The description seems fine but could someone clarify exactly what the
objection is here, with a little more than 'does not support this cleanly'.

Is this a religious issue? If a client connects to a server and the server
wishes to reject on the basis of some info about the remote side, what is
the harm of just tossing the remote side with a shutdown() or close(),
(the other side will get offended at its rude treatment?)

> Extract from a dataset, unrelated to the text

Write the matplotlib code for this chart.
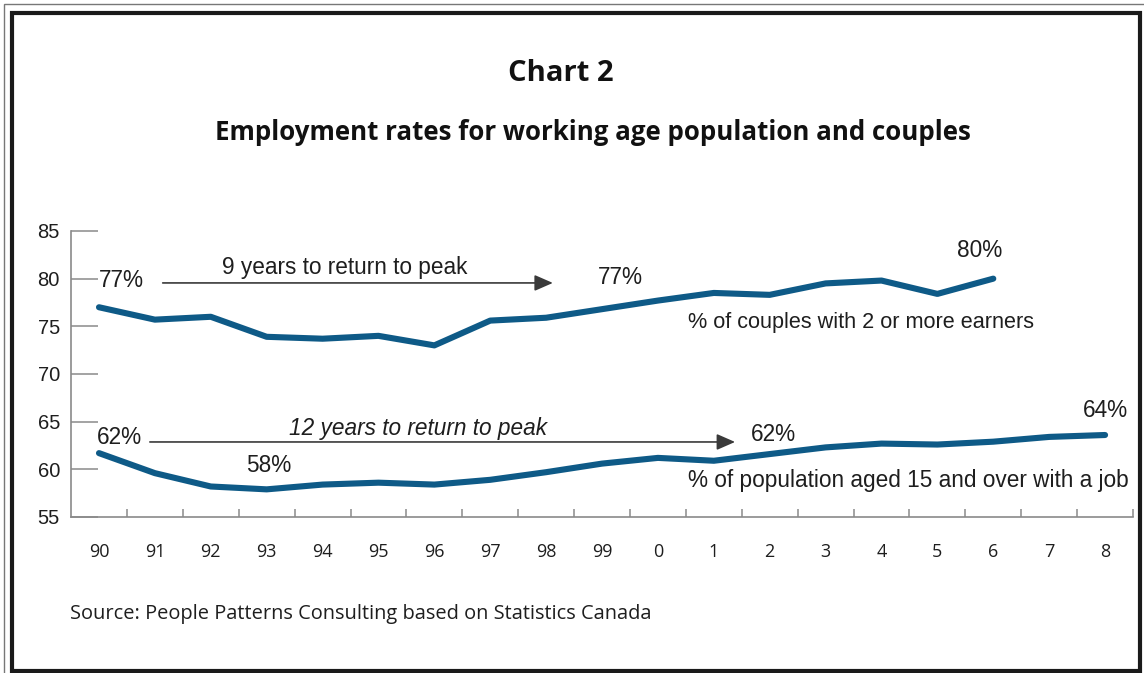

Or is the real issue here that there is no way to securely determine the
USER associated with the client process? If so, I think that is orthogonal
to whether you have to accept() to find out. It's a desireable feature that
can be layered into applications (consider FTP and TELNET for example.)
I think it's semantics, if TP4 is passing that much info it may as well be
open, although standardizing rejections analagous to <errno.h> could be
an advantage in a few situations (might prevent re-tries, see SMTP for
a model of this, fatal, temporary etc rejections.)

In fact, errno.h probably covers just about everything one might want
to say, a few could be added with little harm (we are not *yet* threatening
errno's 2^32 address space! :-) I presume that even in heterogenous nets
most systems on the net support the notion of an integer, so the idea is
portable, adapting to SMTP's format of "errno string<CR><LF>" should be
a fine way to explain to the other side why they are getting 86'd.